少ない量で満足できる人にとっては、最適な間食かもしれないが、自分にとっては、例えばドライイチジクだったら1粒、干し芋でも、細長い形状のものを一切れ食べただけで、容易に血糖値が跳ね上がったから、自分にとっては最適な食材ではないということである。
美味しいラーメン店の秘密
次の例はこちら。
行列が出来ているお店を見ると、さぞかし美味しいものを提供するのだろうと考えるのは、皆んな同様だと思う。
わたしは、以前に新宿で評判のラーメン屋に行った際に1時間ほど行列に並んだ経験がある。
そのラーメン屋のことは以前から気になっており、ずっと一度は行ってみたいと思っていた。
そこで、知り合いと一緒に行ったわけである。
行列に並んでいる時に、自分の番が来れば来るほどに想像力が高まり、期待値が天井知らずにグングンと跳ね上がっていくのを感じていた。
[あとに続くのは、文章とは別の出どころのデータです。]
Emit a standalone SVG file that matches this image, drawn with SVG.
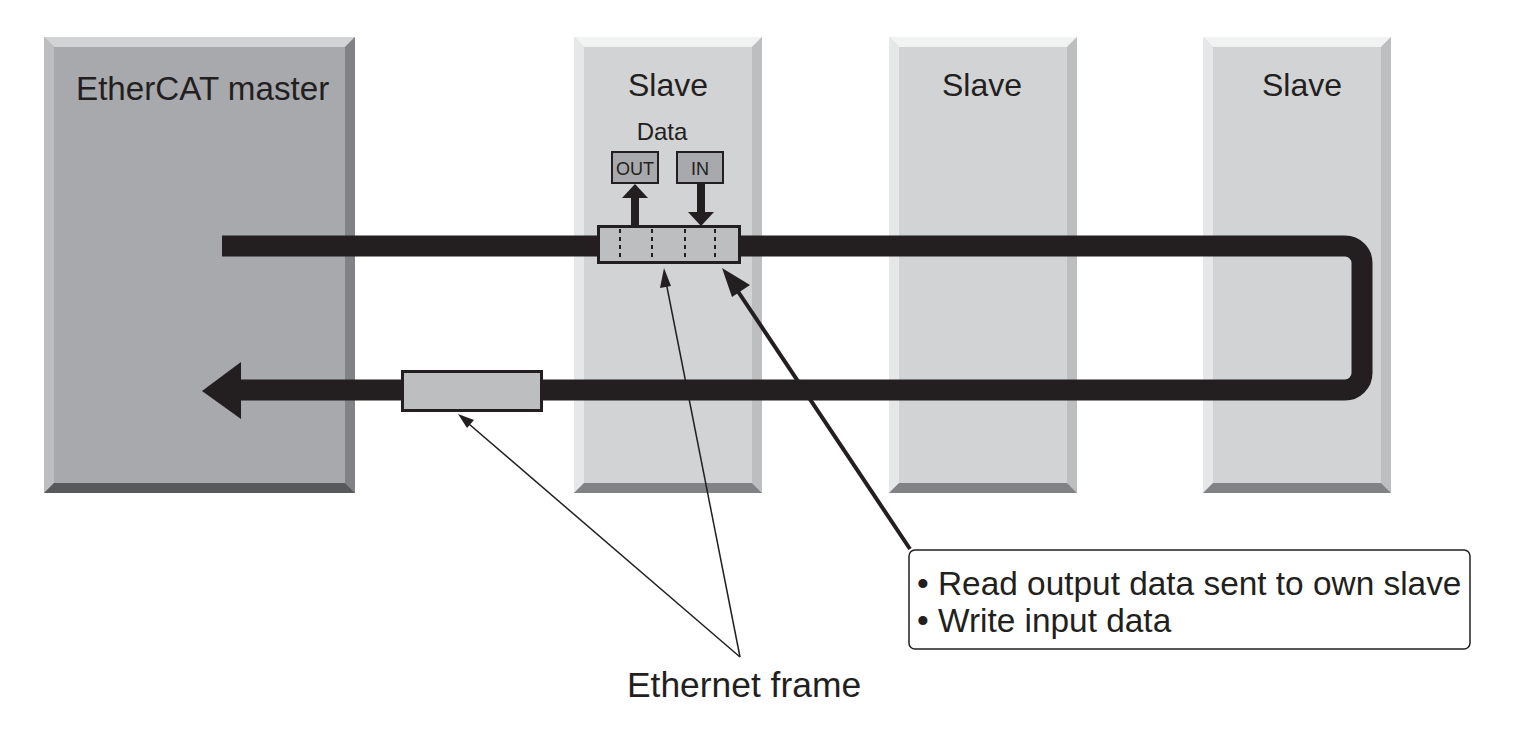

そして、いざ自分の番となり、店の中に通されて、一番人気のラーメンを注文する。
しばらく待ったのちに、待ちに待った待望の人気ラーメン店の一番人気のラーメンが目の前に。
そして、知り合いと目を見合わせて実食となる。
「ん?」
しかし、食べてみると、自分も知り合いも同様の事を考えているのが、目を見れば分かる。
黙々と食べ進め、食べ終えた後に店を出て、開口一番、
「全然、美味しくなかったよね?」
「そこらへんの、どこにでもあるラーメンだったな」
「なんであんなに行列してるんだろう?」
という感想だったのである。
これも自分の目の前にある「確証バイアス」にまんまと陥っていたのだなと、振り返ってみて初めて理解できるのである。
テレビや雑誌で見かける、散々とその店のいい評判のみを信じてしまい、行列に並んでいる間も、そこまで評判なら間違いないはずだ、どれだけ美味しいラーメンが食べれるのだと勝手に期待値を上げてしまい、もしかしたら自分にとって口に合うとは限らないとか、評判通りとは限らないとか、期待値を上げすぎることが本来の味を損ねてしまうかもしれないとは一切考えなかったのである。
まさに実際にラーメンを食べる直前までは、〝自分が信じるものを信じ続けようとする〟、確証バイアスの傾向にハマっていたのである。
まっさらの状態で食べたら、さぞ美味しかったのかもしれないが、何層にも及ぶフィルターが邪魔をした結果となったのである。
こうして見ていくと、至る所に確証バイアスとは散りばめられているものだなと思う。
この確証バイアスは頭が良かったら避けられるもの、知っていれば罠にはハマらないものと思っていたら、そんな単純な話ではないらしいのである。
ヒトの進化的に必須のバイアスであるからして、避けては通れないものだという。
大事なのは、自分が「確証バイアス」の穴にハマりやすい傾向にあるという認識をすることが第一歩なのである。
自分は大丈夫だよって思いがちである。
そんな自分こそ、まんまとその「穴」に落ちやすいのだという。
しっかりとヒトが持つこの習性を認識した上で行動していきたいものである。
皆さんひとりひとりにとっても、生活に即したバイアスがきっとあるはずである。
それを振り返ってみるのも一興なのである。